--- Task to carry out ---
Write the lines out again, from the top of the material to the line containing "import seaborn as sns", pictures excluded.

--- Record extracts ---
##############################

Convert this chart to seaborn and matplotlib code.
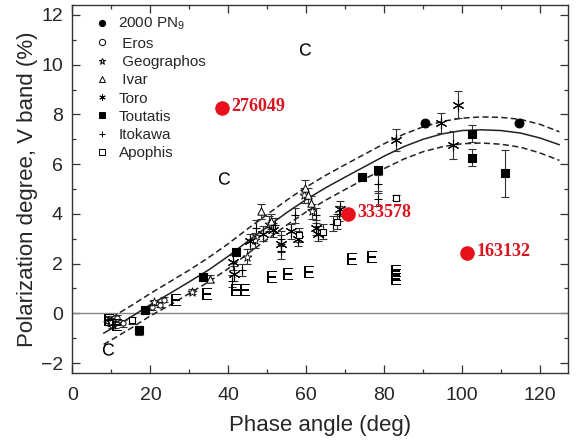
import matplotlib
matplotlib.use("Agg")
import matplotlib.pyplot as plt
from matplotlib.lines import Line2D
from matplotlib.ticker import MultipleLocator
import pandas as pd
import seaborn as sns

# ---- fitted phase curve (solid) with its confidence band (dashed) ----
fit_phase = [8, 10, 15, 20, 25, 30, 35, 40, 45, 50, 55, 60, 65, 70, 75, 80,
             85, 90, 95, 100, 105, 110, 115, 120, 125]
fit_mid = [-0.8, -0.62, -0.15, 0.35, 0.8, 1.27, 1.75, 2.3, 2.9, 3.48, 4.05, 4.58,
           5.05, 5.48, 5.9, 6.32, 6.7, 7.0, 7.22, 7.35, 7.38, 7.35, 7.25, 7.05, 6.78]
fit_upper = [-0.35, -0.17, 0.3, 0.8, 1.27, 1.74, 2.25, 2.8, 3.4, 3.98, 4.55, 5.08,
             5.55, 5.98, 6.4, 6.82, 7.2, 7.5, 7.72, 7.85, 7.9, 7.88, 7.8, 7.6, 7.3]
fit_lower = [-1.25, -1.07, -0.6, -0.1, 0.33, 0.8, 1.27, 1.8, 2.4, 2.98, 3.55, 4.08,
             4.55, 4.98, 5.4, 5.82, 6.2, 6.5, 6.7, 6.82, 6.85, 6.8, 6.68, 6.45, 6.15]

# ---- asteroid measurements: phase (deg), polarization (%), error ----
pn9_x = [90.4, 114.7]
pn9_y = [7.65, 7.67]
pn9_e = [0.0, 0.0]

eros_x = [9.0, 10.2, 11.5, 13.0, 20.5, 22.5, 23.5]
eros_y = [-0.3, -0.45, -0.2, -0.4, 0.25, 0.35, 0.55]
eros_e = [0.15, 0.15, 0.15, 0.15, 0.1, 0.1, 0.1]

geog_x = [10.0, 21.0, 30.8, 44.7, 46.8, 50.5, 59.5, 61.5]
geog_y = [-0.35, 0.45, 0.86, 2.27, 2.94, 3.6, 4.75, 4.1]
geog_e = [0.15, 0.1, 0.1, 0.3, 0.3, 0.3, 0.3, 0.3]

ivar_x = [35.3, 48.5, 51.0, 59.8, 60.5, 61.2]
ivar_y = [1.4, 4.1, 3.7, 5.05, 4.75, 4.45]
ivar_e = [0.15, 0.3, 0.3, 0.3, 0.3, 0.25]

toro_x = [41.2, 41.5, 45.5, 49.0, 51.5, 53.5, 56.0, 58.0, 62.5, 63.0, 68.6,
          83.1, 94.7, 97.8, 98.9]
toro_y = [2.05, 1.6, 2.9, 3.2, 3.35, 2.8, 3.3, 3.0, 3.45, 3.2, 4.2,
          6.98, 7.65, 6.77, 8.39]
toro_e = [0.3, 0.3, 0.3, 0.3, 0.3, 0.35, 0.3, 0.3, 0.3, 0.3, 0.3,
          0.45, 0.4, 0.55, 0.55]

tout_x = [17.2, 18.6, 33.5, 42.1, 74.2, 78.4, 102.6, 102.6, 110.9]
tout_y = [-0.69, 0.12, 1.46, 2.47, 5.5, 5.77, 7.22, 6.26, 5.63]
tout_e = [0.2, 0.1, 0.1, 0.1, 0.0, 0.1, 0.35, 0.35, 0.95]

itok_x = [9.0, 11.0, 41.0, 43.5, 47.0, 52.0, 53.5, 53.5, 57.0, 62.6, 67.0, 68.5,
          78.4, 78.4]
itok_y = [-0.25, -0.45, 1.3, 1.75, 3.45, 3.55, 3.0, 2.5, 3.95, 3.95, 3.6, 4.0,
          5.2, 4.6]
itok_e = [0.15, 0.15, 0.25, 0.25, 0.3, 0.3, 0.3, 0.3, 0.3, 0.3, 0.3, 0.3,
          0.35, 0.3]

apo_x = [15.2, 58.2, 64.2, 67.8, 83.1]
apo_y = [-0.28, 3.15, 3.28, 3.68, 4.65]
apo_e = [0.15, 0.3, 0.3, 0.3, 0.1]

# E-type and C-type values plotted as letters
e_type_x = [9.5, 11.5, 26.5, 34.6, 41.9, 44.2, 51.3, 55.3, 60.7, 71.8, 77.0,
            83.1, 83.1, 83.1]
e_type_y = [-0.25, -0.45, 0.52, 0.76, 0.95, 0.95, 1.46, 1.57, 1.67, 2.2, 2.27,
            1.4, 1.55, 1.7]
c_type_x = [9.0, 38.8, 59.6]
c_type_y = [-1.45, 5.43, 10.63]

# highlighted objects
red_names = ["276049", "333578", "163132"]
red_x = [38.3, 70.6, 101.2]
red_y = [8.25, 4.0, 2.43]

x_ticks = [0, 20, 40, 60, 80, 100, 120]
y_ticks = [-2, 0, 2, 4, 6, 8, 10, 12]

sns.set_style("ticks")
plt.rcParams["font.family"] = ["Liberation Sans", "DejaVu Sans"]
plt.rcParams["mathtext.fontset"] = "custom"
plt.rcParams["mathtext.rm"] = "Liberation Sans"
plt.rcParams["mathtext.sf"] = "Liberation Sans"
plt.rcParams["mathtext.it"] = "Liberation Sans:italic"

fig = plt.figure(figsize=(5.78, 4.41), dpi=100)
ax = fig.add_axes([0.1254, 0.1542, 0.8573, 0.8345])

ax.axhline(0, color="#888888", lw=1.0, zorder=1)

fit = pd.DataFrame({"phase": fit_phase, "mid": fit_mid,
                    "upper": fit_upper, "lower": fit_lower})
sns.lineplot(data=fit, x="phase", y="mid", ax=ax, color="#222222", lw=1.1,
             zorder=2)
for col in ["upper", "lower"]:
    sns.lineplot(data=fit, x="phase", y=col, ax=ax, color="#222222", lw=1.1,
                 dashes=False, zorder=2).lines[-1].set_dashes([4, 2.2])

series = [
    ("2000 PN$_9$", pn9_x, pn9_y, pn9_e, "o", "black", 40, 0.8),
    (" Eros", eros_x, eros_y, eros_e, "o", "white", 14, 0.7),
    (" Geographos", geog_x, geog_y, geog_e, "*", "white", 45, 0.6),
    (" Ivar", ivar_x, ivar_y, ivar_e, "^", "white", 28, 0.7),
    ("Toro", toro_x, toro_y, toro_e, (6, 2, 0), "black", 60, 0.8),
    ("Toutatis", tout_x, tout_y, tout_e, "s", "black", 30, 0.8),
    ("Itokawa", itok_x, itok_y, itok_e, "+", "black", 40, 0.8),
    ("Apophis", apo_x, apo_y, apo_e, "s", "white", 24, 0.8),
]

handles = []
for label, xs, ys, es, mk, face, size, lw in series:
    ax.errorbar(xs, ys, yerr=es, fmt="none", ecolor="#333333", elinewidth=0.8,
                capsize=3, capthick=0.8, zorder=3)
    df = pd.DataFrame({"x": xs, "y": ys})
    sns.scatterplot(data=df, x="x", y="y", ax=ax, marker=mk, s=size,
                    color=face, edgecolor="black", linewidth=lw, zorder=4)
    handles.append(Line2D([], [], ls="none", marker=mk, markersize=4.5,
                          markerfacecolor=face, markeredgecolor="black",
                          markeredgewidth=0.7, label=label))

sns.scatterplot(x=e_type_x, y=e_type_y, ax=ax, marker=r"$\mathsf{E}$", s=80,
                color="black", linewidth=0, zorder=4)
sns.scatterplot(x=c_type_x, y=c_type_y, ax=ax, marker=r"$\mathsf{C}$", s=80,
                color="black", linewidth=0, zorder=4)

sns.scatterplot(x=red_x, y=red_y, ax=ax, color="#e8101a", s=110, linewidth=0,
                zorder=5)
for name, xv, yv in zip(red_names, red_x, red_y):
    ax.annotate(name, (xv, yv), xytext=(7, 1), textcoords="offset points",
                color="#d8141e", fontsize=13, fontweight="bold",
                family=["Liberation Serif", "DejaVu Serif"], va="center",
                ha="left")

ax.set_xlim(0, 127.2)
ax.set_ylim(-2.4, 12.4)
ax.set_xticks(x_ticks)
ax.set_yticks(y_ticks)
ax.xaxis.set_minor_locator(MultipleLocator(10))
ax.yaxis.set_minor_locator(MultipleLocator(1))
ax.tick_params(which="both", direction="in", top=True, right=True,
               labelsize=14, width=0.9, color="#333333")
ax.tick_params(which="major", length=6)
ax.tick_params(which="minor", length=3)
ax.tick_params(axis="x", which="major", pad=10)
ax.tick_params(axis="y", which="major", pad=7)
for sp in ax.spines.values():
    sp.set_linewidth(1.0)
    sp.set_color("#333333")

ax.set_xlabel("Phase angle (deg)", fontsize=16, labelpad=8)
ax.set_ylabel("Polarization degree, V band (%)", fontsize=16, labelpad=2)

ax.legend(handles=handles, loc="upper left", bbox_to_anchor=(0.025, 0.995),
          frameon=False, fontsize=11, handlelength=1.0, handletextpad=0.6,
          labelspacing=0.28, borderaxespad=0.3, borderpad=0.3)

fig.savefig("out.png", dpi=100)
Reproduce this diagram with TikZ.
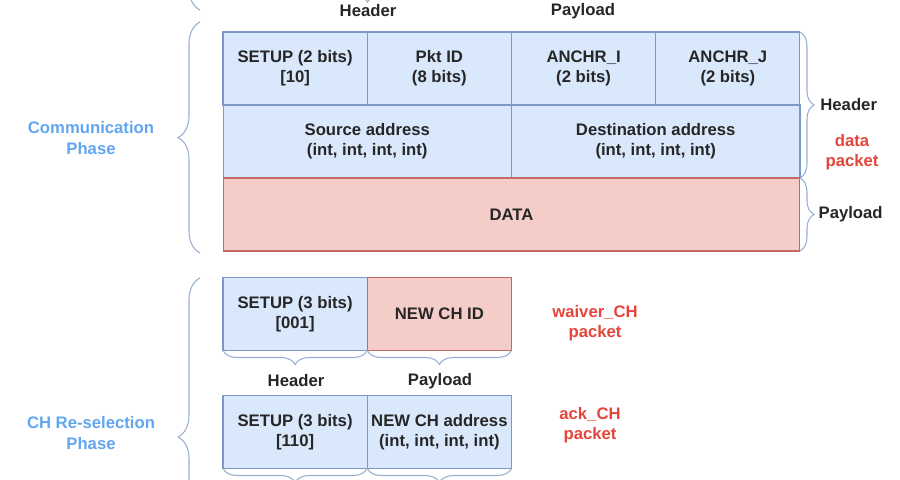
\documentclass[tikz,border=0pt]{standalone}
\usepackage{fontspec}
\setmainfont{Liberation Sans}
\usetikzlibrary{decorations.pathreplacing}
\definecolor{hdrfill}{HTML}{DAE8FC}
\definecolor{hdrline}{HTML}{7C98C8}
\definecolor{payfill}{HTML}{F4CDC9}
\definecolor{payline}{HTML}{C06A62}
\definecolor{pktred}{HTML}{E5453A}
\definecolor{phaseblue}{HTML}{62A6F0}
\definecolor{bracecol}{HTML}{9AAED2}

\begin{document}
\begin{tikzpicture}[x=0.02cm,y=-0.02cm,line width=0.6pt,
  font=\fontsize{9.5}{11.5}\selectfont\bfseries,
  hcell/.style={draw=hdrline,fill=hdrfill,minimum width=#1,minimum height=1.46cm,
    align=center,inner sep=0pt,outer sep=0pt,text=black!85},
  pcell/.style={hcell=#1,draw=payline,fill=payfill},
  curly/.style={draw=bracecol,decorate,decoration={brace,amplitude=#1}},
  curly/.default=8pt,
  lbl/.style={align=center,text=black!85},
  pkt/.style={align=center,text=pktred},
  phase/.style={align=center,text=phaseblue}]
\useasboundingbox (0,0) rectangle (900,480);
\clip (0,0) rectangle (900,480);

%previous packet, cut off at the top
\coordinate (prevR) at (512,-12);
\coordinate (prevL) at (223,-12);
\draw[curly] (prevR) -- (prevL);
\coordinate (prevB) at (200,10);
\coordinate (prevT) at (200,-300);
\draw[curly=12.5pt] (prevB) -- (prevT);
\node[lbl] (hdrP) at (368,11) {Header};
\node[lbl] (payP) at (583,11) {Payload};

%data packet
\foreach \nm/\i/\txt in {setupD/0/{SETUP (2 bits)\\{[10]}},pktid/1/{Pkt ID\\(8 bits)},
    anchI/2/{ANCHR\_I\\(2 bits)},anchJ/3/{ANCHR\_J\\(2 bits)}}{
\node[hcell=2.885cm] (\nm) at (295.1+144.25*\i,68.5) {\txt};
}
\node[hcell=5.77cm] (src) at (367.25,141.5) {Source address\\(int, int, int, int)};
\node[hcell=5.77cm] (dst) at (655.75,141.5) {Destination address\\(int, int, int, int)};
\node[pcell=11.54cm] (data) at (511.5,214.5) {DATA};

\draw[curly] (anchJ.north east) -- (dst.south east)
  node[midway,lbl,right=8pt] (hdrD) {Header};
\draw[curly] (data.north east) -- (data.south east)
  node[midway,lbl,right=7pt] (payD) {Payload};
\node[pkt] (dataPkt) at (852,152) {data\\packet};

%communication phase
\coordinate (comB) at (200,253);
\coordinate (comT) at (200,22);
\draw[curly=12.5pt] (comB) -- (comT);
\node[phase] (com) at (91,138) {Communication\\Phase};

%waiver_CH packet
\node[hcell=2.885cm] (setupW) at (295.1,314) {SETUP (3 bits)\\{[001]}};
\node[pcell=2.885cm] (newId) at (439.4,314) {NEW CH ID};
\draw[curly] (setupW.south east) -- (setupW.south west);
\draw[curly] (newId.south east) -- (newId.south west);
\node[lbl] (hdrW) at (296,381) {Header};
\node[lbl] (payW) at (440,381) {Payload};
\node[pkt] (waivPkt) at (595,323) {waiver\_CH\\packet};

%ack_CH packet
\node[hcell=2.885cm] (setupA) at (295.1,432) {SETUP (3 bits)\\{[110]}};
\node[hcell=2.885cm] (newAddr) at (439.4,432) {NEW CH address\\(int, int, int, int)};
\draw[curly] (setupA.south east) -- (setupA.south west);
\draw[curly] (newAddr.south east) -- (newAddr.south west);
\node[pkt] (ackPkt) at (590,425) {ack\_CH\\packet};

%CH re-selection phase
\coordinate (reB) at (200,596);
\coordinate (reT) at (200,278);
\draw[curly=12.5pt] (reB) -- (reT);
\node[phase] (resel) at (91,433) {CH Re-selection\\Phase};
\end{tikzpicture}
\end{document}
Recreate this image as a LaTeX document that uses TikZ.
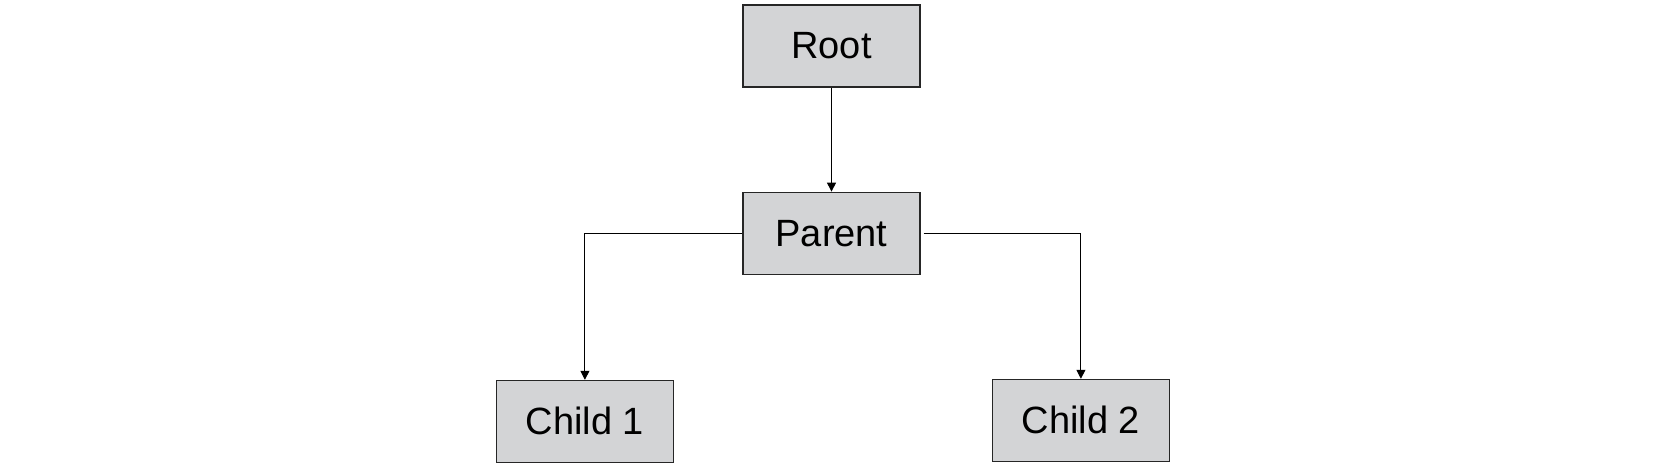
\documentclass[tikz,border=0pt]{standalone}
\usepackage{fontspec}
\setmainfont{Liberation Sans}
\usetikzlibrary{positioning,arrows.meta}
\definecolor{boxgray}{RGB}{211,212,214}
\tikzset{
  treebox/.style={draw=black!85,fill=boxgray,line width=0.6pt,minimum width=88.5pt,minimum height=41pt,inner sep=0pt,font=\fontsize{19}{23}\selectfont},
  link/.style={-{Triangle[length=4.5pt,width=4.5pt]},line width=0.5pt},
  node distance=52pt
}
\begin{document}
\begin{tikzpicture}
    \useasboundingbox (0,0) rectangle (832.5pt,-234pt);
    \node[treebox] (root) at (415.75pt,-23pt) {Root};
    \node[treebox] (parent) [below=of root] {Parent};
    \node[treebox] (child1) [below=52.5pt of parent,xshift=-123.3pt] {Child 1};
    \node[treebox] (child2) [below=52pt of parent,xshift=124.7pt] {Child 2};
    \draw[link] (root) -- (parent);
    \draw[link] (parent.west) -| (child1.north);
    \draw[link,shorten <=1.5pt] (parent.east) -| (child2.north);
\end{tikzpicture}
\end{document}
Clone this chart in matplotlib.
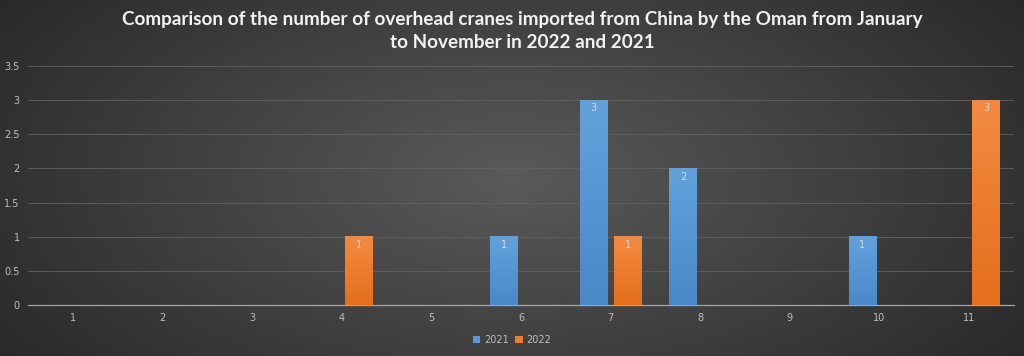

##############################

--- Output ---
Convert this chart to seaborn and matplotlib code.
import matplotlib
matplotlib.use("Agg")
import matplotlib.pyplot as plt
from matplotlib.lines import Line2D
from matplotlib.ticker import MultipleLocator
import pandas as pd
import seaborn as sns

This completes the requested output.